Une fraude réalisée en vue d’obtenir des remboursements de santé indus auprès de l’organisme complémentaire de santé, à la fois prestataire et client de l’employeur, se rattache à la vie de l’entreprise. Elle peut justifier un licenciement pour faute grave, quand bien même le salarié aurait agi en tant qu’assuré et en dehors de son temps de travail.

En principe, un fait ne peut constituer une faute s’il relève de la vie personnelle du salarié (Cass. soc., 16 déc. 1997). Cependant les circonstances dans lesquelles les faits ont été commis – en dehors des horaires de travail et du lieu de travail –  ne suffisent pas toujours à écarter tout lien avec la vie professionnelle. La jurisprudence admet en effet, qu’un motif tiré de la vie personnelle du salarié puisse justifier une sanction disciplinaire s’il constitue un manquement à une obligation découlant de son contrat de travail, ou s’il se rattache à la vie professionnelle. La Cour de cassation nous en livre une nouvelle illustration.

Faits de la vie privée

Deux salariés ont falsifié des factures personnelles pour tenter d’obtenir des remboursements de frais de santé indus pour un montant de 7 150 euros, auprès de l’organisme d’assurance complémentaire de santé de l’employeur, par ailleurs principal client de la société. Les salariés ont ainsi présenté pour remboursement des factures d’honoraires et de soins d’un praticien du réseau de leur employeur, à leur nom, sans avoir bénéficié de ces soins. Ces faits sont survenus hors du temps de travail alors que les salariés agissaient en qualité d’assurés auprès de cet organisme et non dans le cadre de leurs fonctions. L’employeur, dont l’activité est d’offrir aux organismes d’assurance complémentaire de santé, des prestations de service destinées à diminuer le reste à charge de leurs assurés, prononce alors le licenciement pour faute grave des salariés concernés, respectivement conseiller santé et superviseur. A l’appui de sa décision, il relève le caractère préjudiciable de ces actions pour la société, la mise en péril de sa probité ainsi qu’une atteinte à son image et à sa réputation.

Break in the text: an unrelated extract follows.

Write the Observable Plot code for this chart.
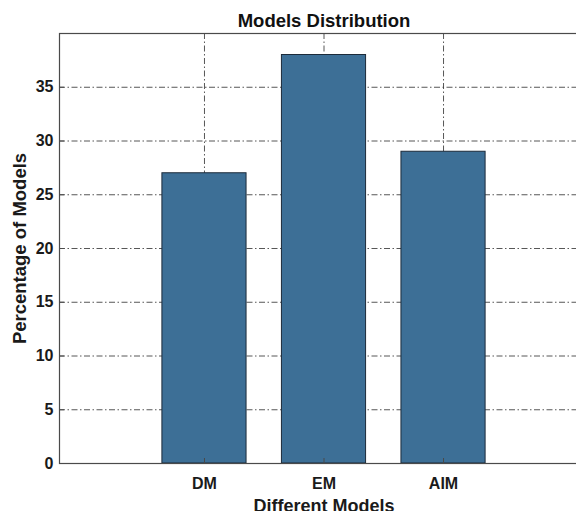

Les deux salariés contestent le licenciement devant les tribunaux. Les faits ayant été commis dans un cadre privé et étranger à l’entreprise, ils ne sauraient, argumentent-ils, justifier une sanction disciplinaire.  

… Mais rattachés à la vie de l’entreprise

Une analyse qui n’aura convaincu ni la cour d’appel ni la Cour de cassation. Tout d’abord, les faits reprochés ont été commis au détriment, d’une part, de l’assureur complémentaire de santé de l’employeur, qui constitue également l’un de ses principaux clients et d’autre part, de l’un des praticiens de son réseau professionnel.
Ensuite, les falsifications ont été établies à partir de factures similaires à celles que chacun des salariés manipulait dans l’exercice de ses fonctions et manifestement grâce à la connaissance de ces documents acquise dans ce cadre.

Ces deux éléments réunis permettent, selon la Haute juridiction, de rattacher ces faits à la vie de l’entreprise et ouvre donc la possibilité pour l’employeur d’user de son pouvoir disciplinaire. Elle considère enfin que compte tenu des fonctions assumées par les salariés (conseiller santé et superviseur auprès des organismes complémentaires de santé), ces actes constituent un manquement manifeste à l’obligation de loyauté et qu’ils sont dès lors de nature à justifier un licenciement pour faute grave.

Cas similaires

Une solution cohérente avec la ligne jurisprudentielle sur le sujet puisqu’il a déjà été admis la possibilité pour l’employeur de sanctionner des faits de fraude commis hors du temps de travail dans certains cas. Citons l’exemple d’une salariée de la CAF dont la faute grave avait été retenue pour des faits commis en tant qu’allocataire afin d’obtenir des prestations sociales indues, alors que ses fonctions étaient précisément de poursuivre ce type de faits, ce qui la soumettait à une obligation particulière de loyauté et de probité (Cass., soc., 25 févr. 2003).
Par ailleurs, des faits commis en dehors du temps de travail au détriment d’un client, ont pu être considérés comme se rattachant à la vie professionnelle. La faute grave avait ainsi été retenue dans le cas, par exemple, d’un salarié qui venait de quitter son poste, encore revêtu de sa tenue de travail et qui s’était emparé du téléphone oublié par une cliente au guichet billetterie du magasin. Avait été estimé que ce comportement affectait l’obligation de l’employeur d’assurer la sécurité des clients et de leurs biens (Cass. soc., 26 juin 2013).